Repeat all the material exactly; pictures stay out of your copy.

════════════════════

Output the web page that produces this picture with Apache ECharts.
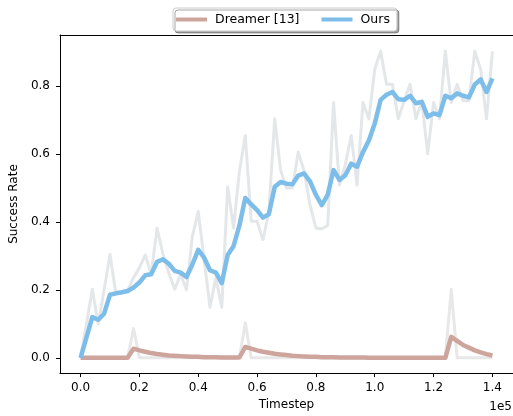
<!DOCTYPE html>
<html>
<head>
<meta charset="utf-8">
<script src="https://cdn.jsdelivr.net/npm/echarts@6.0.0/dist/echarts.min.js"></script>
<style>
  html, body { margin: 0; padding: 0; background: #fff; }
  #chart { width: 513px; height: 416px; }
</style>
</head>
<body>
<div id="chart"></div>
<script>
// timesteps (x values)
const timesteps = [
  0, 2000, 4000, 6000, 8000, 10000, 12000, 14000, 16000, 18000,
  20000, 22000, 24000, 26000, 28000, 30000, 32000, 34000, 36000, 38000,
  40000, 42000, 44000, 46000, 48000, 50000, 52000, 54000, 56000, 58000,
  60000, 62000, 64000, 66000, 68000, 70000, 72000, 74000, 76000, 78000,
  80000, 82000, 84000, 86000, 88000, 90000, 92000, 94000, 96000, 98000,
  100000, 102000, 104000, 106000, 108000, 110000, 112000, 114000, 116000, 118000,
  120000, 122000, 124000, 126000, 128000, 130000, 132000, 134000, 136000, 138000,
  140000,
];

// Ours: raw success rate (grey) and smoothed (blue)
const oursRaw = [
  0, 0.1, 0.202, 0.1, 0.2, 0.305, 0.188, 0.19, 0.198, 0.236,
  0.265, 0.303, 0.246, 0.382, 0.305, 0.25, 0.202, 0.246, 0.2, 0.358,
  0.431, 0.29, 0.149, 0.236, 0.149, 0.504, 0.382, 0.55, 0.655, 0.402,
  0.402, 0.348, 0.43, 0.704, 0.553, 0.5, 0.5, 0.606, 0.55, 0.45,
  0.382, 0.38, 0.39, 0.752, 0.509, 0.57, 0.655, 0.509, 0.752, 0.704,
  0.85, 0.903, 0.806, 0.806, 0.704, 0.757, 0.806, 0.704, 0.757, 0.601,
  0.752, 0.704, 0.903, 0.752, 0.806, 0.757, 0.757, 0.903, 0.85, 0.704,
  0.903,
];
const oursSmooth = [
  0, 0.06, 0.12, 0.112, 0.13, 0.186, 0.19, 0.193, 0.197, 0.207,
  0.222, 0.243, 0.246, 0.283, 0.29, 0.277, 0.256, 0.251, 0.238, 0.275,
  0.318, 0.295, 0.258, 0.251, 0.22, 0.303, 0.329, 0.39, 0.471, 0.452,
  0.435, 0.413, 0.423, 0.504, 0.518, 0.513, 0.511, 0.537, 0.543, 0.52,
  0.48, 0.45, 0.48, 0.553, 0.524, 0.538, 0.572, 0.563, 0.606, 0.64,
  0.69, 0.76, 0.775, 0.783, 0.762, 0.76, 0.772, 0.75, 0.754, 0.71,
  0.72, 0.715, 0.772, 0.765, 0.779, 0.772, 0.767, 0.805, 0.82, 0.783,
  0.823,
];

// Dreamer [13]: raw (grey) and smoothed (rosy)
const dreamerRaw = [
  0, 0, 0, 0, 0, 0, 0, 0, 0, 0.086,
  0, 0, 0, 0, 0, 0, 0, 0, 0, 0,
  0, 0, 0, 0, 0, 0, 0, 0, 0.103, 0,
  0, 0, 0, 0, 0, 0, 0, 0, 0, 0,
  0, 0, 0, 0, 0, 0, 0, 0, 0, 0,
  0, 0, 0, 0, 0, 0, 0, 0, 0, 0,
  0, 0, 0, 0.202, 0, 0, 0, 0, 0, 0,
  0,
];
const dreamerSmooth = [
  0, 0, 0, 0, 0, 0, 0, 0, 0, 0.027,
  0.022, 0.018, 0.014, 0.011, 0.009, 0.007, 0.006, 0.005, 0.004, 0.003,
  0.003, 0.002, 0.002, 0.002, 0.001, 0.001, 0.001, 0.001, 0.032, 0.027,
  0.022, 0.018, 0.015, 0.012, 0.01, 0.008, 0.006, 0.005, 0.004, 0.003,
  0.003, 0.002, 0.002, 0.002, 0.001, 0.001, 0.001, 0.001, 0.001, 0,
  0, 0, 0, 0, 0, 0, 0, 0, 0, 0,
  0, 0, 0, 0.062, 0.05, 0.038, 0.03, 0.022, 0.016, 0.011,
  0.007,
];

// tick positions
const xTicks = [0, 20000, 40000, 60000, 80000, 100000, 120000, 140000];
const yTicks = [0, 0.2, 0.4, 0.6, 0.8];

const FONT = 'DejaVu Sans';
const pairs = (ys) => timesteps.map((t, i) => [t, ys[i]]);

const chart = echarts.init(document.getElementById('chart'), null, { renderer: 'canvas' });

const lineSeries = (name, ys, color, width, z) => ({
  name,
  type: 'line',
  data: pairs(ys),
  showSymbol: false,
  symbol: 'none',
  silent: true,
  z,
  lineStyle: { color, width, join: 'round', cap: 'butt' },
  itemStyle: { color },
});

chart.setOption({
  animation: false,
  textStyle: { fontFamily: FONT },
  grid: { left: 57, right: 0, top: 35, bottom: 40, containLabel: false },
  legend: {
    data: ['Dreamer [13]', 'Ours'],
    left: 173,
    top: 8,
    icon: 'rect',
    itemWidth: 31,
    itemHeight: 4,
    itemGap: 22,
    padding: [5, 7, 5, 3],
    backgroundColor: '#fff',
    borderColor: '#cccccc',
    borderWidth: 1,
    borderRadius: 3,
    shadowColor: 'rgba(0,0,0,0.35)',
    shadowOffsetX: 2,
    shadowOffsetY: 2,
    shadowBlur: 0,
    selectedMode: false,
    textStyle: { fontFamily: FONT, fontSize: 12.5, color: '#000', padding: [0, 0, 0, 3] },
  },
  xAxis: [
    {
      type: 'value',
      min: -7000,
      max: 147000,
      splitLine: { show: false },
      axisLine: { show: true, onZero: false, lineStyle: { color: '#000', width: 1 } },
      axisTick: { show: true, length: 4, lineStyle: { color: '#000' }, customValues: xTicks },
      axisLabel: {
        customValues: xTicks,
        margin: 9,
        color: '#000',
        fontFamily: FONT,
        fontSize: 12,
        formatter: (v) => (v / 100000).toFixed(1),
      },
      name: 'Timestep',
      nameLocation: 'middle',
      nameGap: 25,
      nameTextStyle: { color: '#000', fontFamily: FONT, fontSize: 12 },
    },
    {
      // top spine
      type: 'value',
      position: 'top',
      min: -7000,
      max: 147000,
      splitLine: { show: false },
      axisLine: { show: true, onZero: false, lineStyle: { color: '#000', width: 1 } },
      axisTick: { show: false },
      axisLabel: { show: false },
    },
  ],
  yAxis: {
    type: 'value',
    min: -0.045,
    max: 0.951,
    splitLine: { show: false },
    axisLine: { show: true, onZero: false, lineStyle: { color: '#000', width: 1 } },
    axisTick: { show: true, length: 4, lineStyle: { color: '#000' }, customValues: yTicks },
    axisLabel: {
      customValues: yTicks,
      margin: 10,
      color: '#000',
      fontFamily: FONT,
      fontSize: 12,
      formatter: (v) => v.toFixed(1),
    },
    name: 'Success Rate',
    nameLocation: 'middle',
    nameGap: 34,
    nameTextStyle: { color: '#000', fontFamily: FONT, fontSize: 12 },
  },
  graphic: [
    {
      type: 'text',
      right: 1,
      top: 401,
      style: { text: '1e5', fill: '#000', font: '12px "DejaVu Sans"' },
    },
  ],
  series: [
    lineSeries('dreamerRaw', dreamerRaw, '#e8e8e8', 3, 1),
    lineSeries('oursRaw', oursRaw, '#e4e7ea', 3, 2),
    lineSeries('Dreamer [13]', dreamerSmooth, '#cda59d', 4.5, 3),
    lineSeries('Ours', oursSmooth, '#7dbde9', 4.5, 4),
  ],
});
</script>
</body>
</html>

════════════════════

[Answer for this exercise]:
Output the web page that produces this picture with Apache ECharts.
<!DOCTYPE html>
<html>
<head>
<meta charset="utf-8">
<script src="https://cdn.jsdelivr.net/npm/echarts@6.0.0/dist/echarts.min.js"></script>
<style>
  html, body { margin: 0; padding: 0; background: #fff; }
  #chart { width: 513px; height: 416px; }
</style>
</head>
<body>
<div id="chart"></div>
<script>
// timesteps (x values)
const timesteps = [
  0, 2000, 4000, 6000, 8000, 10000, 12000, 14000, 16000, 18000,
  20000, 22000, 24000, 26000, 28000, 30000, 32000, 34000, 36000, 38000,
  40000, 42000, 44000, 46000, 48000, 50000, 52000, 54000, 56000, 58000,
  60000, 62000, 64000, 66000, 68000, 70000, 72000, 74000, 76000, 78000,
  80000, 82000, 84000, 86000, 88000, 90000, 92000, 94000, 96000, 98000,
  100000, 102000, 104000, 106000, 108000, 110000, 112000, 114000, 116000, 118000,
  120000, 122000, 124000, 126000, 128000, 130000, 132000, 134000, 136000, 138000,
  140000,
];

// Ours: raw success rate (grey) and smoothed (blue)
const oursRaw = [
  0, 0.1, 0.202, 0.1, 0.2, 0.305, 0.188, 0.19, 0.198, 0.236,
  0.265, 0.303, 0.246, 0.382, 0.305, 0.25, 0.202, 0.246, 0.2, 0.358,
  0.431, 0.29, 0.149, 0.236, 0.149, 0.504, 0.382, 0.55, 0.655, 0.402,
  0.402, 0.348, 0.43, 0.704, 0.553, 0.5, 0.5, 0.606, 0.55, 0.45,
  0.382, 0.38, 0.39, 0.752, 0.509, 0.57, 0.655, 0.509, 0.752, 0.704,
  0.85, 0.903, 0.806, 0.806, 0.704, 0.757, 0.806, 0.704, 0.757, 0.601,
  0.752, 0.704, 0.903, 0.752, 0.806, 0.757, 0.757, 0.903, 0.85, 0.704,
  0.903,
];
const oursSmooth = [
  0, 0.06, 0.12, 0.112, 0.13, 0.186, 0.19, 0.193, 0.197, 0.207,
  0.222, 0.243, 0.246, 0.283, 0.29, 0.277, 0.256, 0.251, 0.238, 0.275,
  0.318, 0.295, 0.258, 0.251, 0.22, 0.303, 0.329, 0.39, 0.471, 0.452,
  0.435, 0.413, 0.423, 0.504, 0.518, 0.513, 0.511, 0.537, 0.543, 0.52,
  0.48, 0.45, 0.48, 0.553, 0.524, 0.538, 0.572, 0.563, 0.606, 0.64,
  0.69, 0.76, 0.775, 0.783, 0.762, 0.76, 0.772, 0.75, 0.754, 0.71,
  0.72, 0.715, 0.772, 0.765, 0.779, 0.772, 0.767, 0.805, 0.82, 0.783,
  0.823,
];

// Dreamer [13]: raw (grey) and smoothed (rosy)
const dreamerRaw = [
  0, 0, 0, 0, 0, 0, 0, 0, 0, 0.086,
  0, 0, 0, 0, 0, 0, 0, 0, 0, 0,
  0, 0, 0, 0, 0, 0, 0, 0, 0.103, 0,
  0, 0, 0, 0, 0, 0, 0, 0, 0, 0,
  0, 0, 0, 0, 0, 0, 0, 0, 0, 0,
  0, 0, 0, 0, 0, 0, 0, 0, 0, 0,
  0, 0, 0, 0.202, 0, 0, 0, 0, 0, 0,
  0,
];
const dreamerSmooth = [
  0, 0, 0, 0, 0, 0, 0, 0, 0, 0.027,
  0.022, 0.018, 0.014, 0.011, 0.009, 0.007, 0.006, 0.005, 0.004, 0.003,
  0.003, 0.002, 0.002, 0.002, 0.001, 0.001, 0.001, 0.001, 0.032, 0.027,
  0.022, 0.018, 0.015, 0.012, 0.01, 0.008, 0.006, 0.005, 0.004, 0.003,
  0.003, 0.002, 0.002, 0.002, 0.001, 0.001, 0.001, 0.001, 0.001, 0,
  0, 0, 0, 0, 0, 0, 0, 0, 0, 0,
  0, 0, 0, 0.062, 0.05, 0.038, 0.03, 0.022, 0.016, 0.011,
  0.007,
];

// tick positions
const xTicks = [0, 20000, 40000, 60000, 80000, 100000, 120000, 140000];
const yTicks = [0, 0.2, 0.4, 0.6, 0.8];

const FONT = 'DejaVu Sans';
const pairs = (ys) => timesteps.map((t, i) => [t, ys[i]]);

const chart = echarts.init(document.getElementById('chart'), null, { renderer: 'canvas' });

const lineSeries = (name, ys, color, width, z) => ({
  name,
  type: 'line',
  data: pairs(ys),
  showSymbol: false,
  symbol: 'none',
  silent: true,
  z,
  lineStyle: { color, width, join: 'round', cap: 'butt' },
  itemStyle: { color },
});

chart.setOption({
  animation: false,
  textStyle: { fontFamily: FONT },
  grid: { left: 57, right: 0, top: 35, bottom: 40, containLabel: false },
  legend: {
    data: ['Dreamer [13]', 'Ours'],
    left: 173,
    top: 8,
    icon: 'rect',
    itemWidth: 31,
    itemHeight: 4,
    itemGap: 22,
    padding: [5, 7, 5, 3],
    backgroundColor: '#fff',
    borderColor: '#cccccc',
    borderWidth: 1,
    borderRadius: 3,
    shadowColor: 'rgba(0,0,0,0.35)',
    shadowOffsetX: 2,
    shadowOffsetY: 2,
    shadowBlur: 0,
    selectedMode: false,
    textStyle: { fontFamily: FONT, fontSize: 12.5, color: '#000', padding: [0, 0, 0, 3] },
  },
  xAxis: [
    {
      type: 'value',
      min: -7000,
      max: 147000,
      splitLine: { show: false },
      axisLine: { show: true, onZero: false, lineStyle: { color: '#000', width: 1 } },
      axisTick: { show: true, length: 4, lineStyle: { color: '#000' }, customValues: xTicks },
      axisLabel: {
        customValues: xTicks,
        margin: 9,
        color: '#000',
        fontFamily: FONT,
        fontSize: 12,
        formatter: (v) => (v / 100000).toFixed(1),
      },
      name: 'Timestep',
      nameLocation: 'middle',
      nameGap: 25,
      nameTextStyle: { color: '#000', fontFamily: FONT, fontSize: 12 },
    },
    {
      // top spine
      type: 'value',
      position: 'top',
      min: -7000,
      max: 147000,
      splitLine: { show: false },
      axisLine: { show: true, onZero: false, lineStyle: { color: '#000', width: 1 } },
      axisTick: { show: false },
      axisLabel: { show: false },
    },
  ],
  yAxis: {
    type: 'value',
    min: -0.045,
    max: 0.951,
    splitLine: { show: false },
    axisLine: { show: true, onZero: false, lineStyle: { color: '#000', width: 1 } },
    axisTick: { show: true, length: 4, lineStyle: { color: '#000' }, customValues: yTicks },
    axisLabel: {
      customValues: yTicks,
      margin: 10,
      color: '#000',
      fontFamily: FONT,
      fontSize: 12,
      formatter: (v) => v.toFixed(1),
    },
    name: 'Success Rate',
    nameLocation: 'middle',
    nameGap: 34,
    nameTextStyle: { color: '#000', fontFamily: FONT, fontSize: 12 },
  },
  graphic: [
    {
      type: 'text',
      right: 1,
      top: 401,
      style: { text: '1e5', fill: '#000', font: '12px "DejaVu Sans"' },
    },
  ],
  series: [
    lineSeries('dreamerRaw', dreamerRaw, '#e8e8e8', 3, 1),
    lineSeries('oursRaw', oursRaw, '#e4e7ea', 3, 2),
    lineSeries('Dreamer [13]', dreamerSmooth, '#cda59d', 4.5, 3),
    lineSeries('Ours', oursSmooth, '#7dbde9', 4.5, 4),
  ],
});
</script>
</body>
</html>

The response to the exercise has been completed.